The request:
From the very first line of the data to the line containing "-- (1758,126) arc[start", retype everything exactly, leaving the pictures behind.

------

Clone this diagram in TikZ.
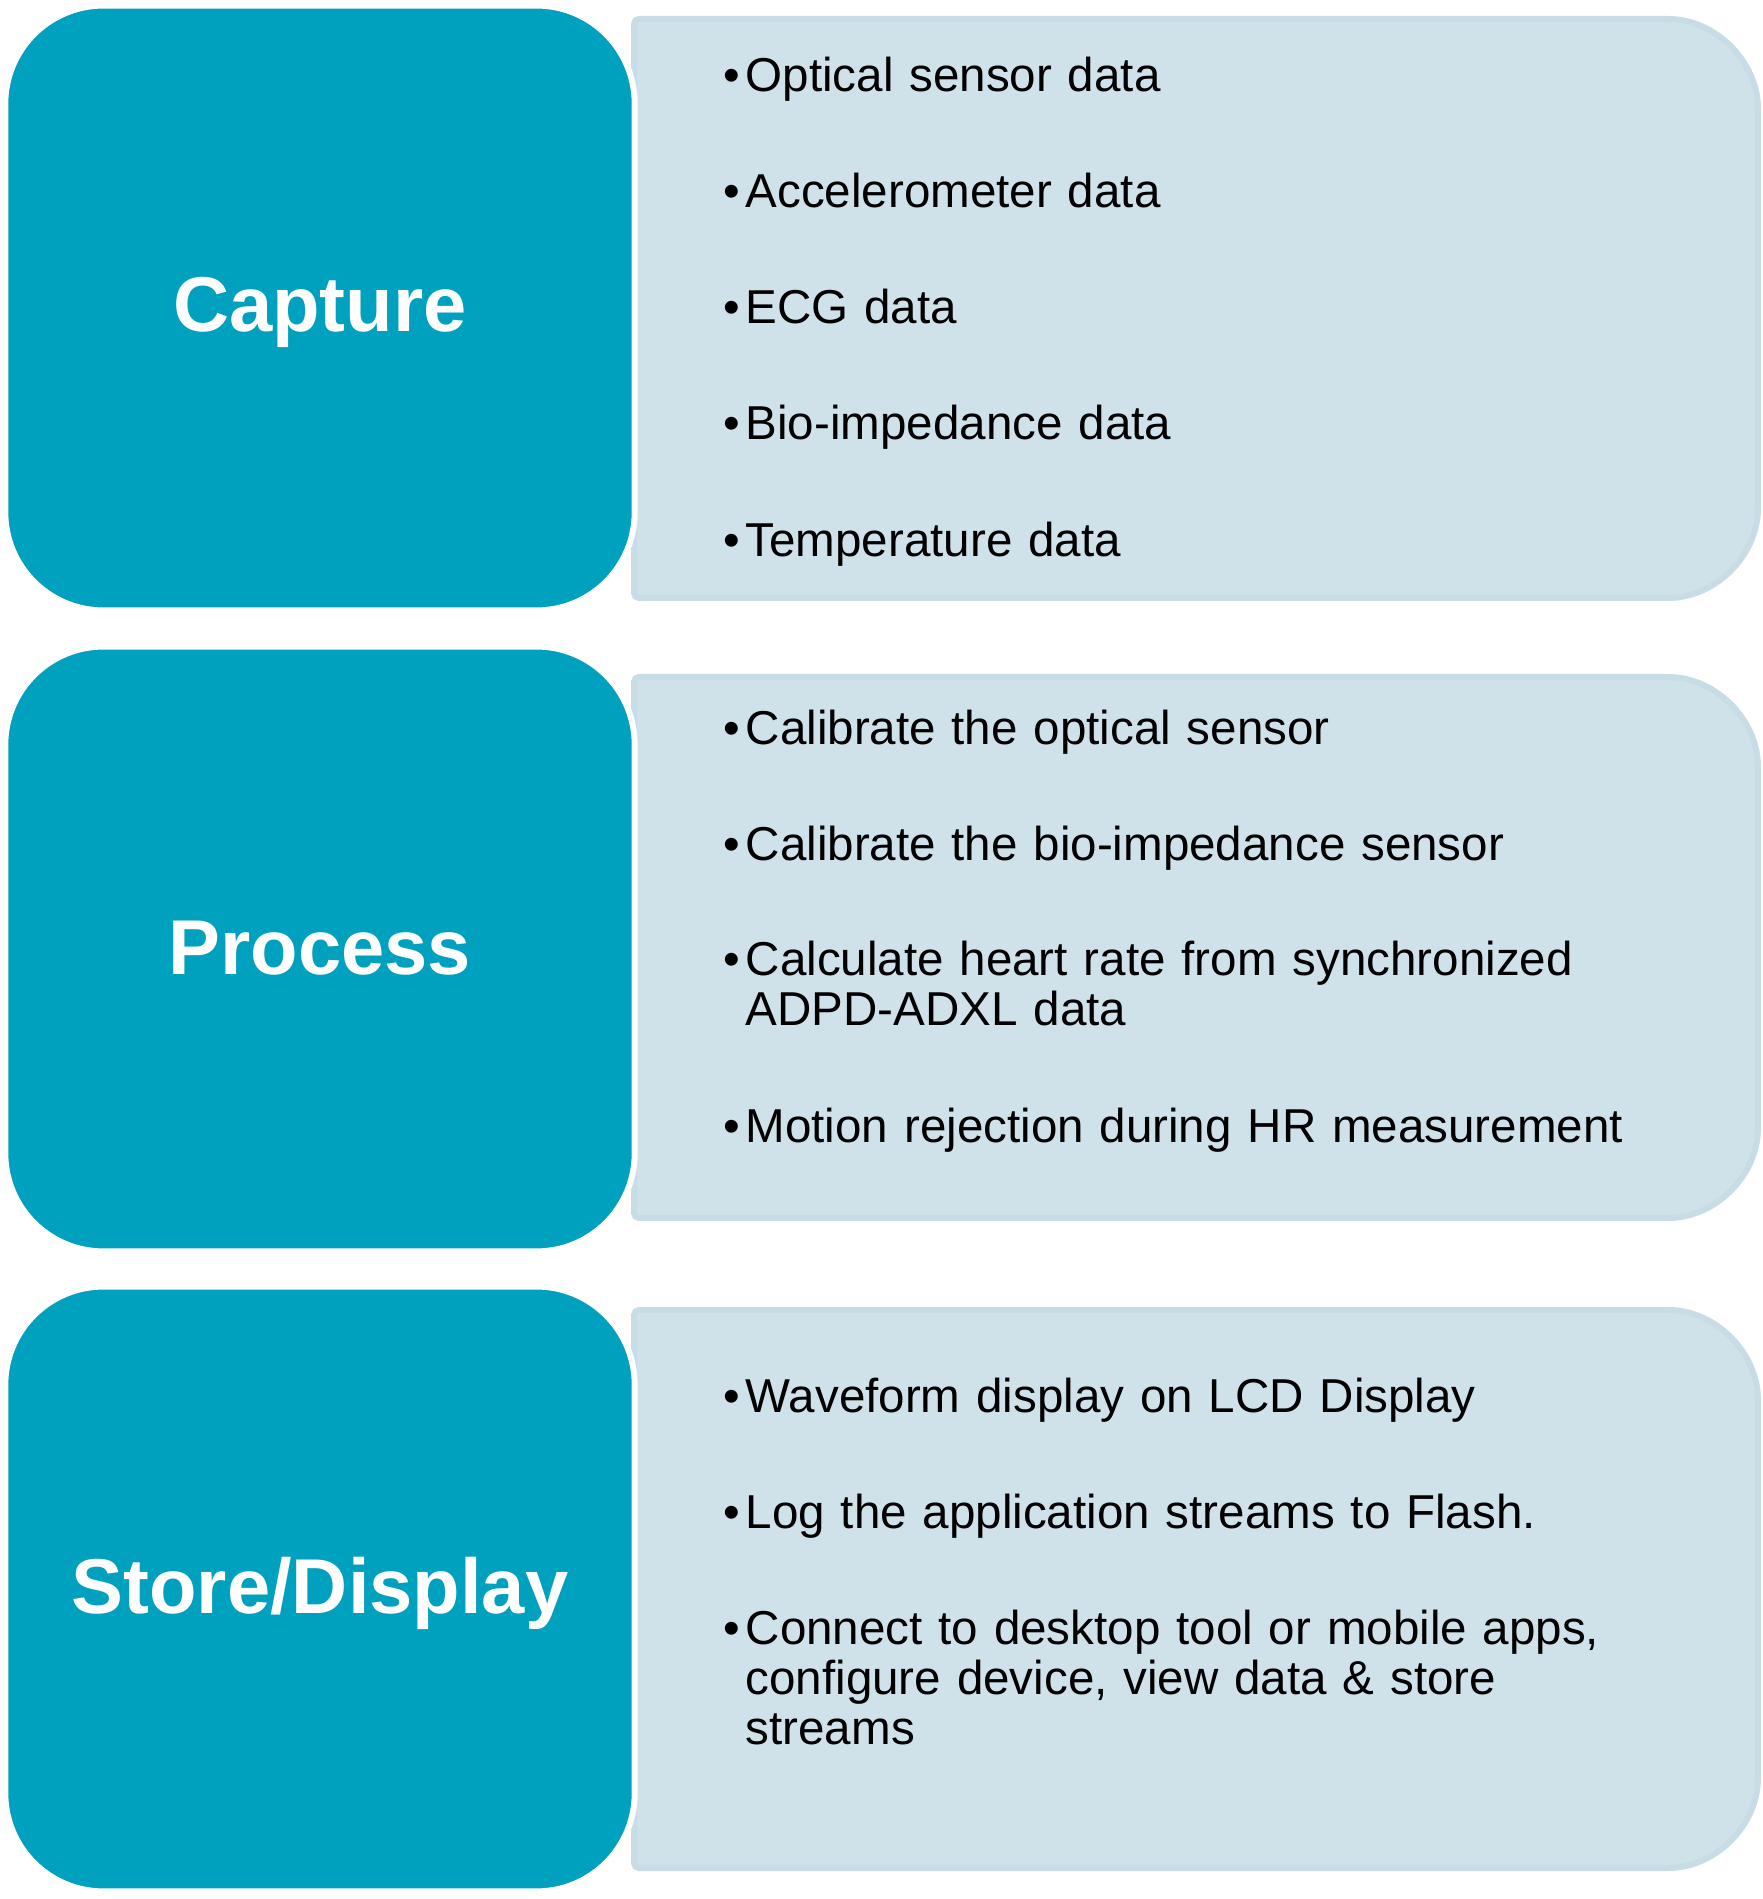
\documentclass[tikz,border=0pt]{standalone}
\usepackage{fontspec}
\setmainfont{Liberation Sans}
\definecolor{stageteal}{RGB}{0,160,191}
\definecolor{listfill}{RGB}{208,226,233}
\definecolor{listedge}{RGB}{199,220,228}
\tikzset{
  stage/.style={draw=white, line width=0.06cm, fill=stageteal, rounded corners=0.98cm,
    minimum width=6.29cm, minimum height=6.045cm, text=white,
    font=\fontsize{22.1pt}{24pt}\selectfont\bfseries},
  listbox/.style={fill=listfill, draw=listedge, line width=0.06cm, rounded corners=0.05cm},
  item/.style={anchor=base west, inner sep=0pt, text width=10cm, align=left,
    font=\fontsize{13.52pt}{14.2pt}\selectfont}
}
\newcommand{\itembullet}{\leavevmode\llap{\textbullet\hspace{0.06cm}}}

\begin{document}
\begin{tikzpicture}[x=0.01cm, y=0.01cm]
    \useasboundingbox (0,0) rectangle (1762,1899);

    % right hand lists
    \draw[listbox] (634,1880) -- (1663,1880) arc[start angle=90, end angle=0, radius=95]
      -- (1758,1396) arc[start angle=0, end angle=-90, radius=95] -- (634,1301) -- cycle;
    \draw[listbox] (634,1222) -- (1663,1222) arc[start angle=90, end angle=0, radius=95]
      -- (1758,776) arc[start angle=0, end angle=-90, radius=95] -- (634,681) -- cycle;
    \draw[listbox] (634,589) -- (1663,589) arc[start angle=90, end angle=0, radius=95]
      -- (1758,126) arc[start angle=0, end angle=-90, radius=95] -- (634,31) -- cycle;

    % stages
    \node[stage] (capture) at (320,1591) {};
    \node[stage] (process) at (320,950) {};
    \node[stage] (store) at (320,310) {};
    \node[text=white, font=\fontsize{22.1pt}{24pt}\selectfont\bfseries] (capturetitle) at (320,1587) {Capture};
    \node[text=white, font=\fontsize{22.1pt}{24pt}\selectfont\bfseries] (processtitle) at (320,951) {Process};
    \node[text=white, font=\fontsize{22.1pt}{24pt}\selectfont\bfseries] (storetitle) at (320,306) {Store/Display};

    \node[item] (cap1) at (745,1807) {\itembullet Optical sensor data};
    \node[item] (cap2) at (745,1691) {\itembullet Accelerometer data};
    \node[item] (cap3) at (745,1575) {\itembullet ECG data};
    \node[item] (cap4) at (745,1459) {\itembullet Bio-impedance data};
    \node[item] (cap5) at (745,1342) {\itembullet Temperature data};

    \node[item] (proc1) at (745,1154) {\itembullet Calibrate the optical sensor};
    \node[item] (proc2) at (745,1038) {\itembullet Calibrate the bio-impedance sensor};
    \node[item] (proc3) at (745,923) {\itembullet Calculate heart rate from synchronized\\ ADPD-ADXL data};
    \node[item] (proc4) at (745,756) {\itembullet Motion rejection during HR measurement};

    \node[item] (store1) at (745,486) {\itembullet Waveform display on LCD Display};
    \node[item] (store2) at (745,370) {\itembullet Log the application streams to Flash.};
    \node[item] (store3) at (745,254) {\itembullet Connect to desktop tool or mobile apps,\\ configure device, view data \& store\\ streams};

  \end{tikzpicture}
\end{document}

------

Finished exercise:
Clone this diagram in TikZ.
\documentclass[tikz,border=0pt]{standalone}
\usepackage{fontspec}
\setmainfont{Liberation Sans}
\definecolor{stageteal}{RGB}{0,160,191}
\definecolor{listfill}{RGB}{208,226,233}
\definecolor{listedge}{RGB}{199,220,228}
\tikzset{
  stage/.style={draw=white, line width=0.06cm, fill=stageteal, rounded corners=0.98cm,
    minimum width=6.29cm, minimum height=6.045cm, text=white,
    font=\fontsize{22.1pt}{24pt}\selectfont\bfseries},
  listbox/.style={fill=listfill, draw=listedge, line width=0.06cm, rounded corners=0.05cm},
  item/.style={anchor=base west, inner sep=0pt, text width=10cm, align=left,
    font=\fontsize{13.52pt}{14.2pt}\selectfont}
}
\newcommand{\itembullet}{\leavevmode\llap{\textbullet\hspace{0.06cm}}}

\begin{document}
\begin{tikzpicture}[x=0.01cm, y=0.01cm]
    \useasboundingbox (0,0) rectangle (1762,1899);

    % right hand lists
    \draw[listbox] (634,1880) -- (1663,1880) arc[start angle=90, end angle=0, radius=95]
      -- (1758,1396) arc[start angle=0, end angle=-90, radius=95] -- (634,1301) -- cycle;
    \draw[listbox] (634,1222) -- (1663,1222) arc[start angle=90, end angle=0, radius=95]
      -- (1758,776) arc[start angle=0, end angle=-90, radius=95] -- (634,681) -- cycle;
    \draw[listbox] (634,589) -- (1663,589) arc[start angle=90, end angle=0, radius=95]
      -- (1758,126) arc[start angle=0, end angle=-90, radius=95] -- (634,31) -- cycle;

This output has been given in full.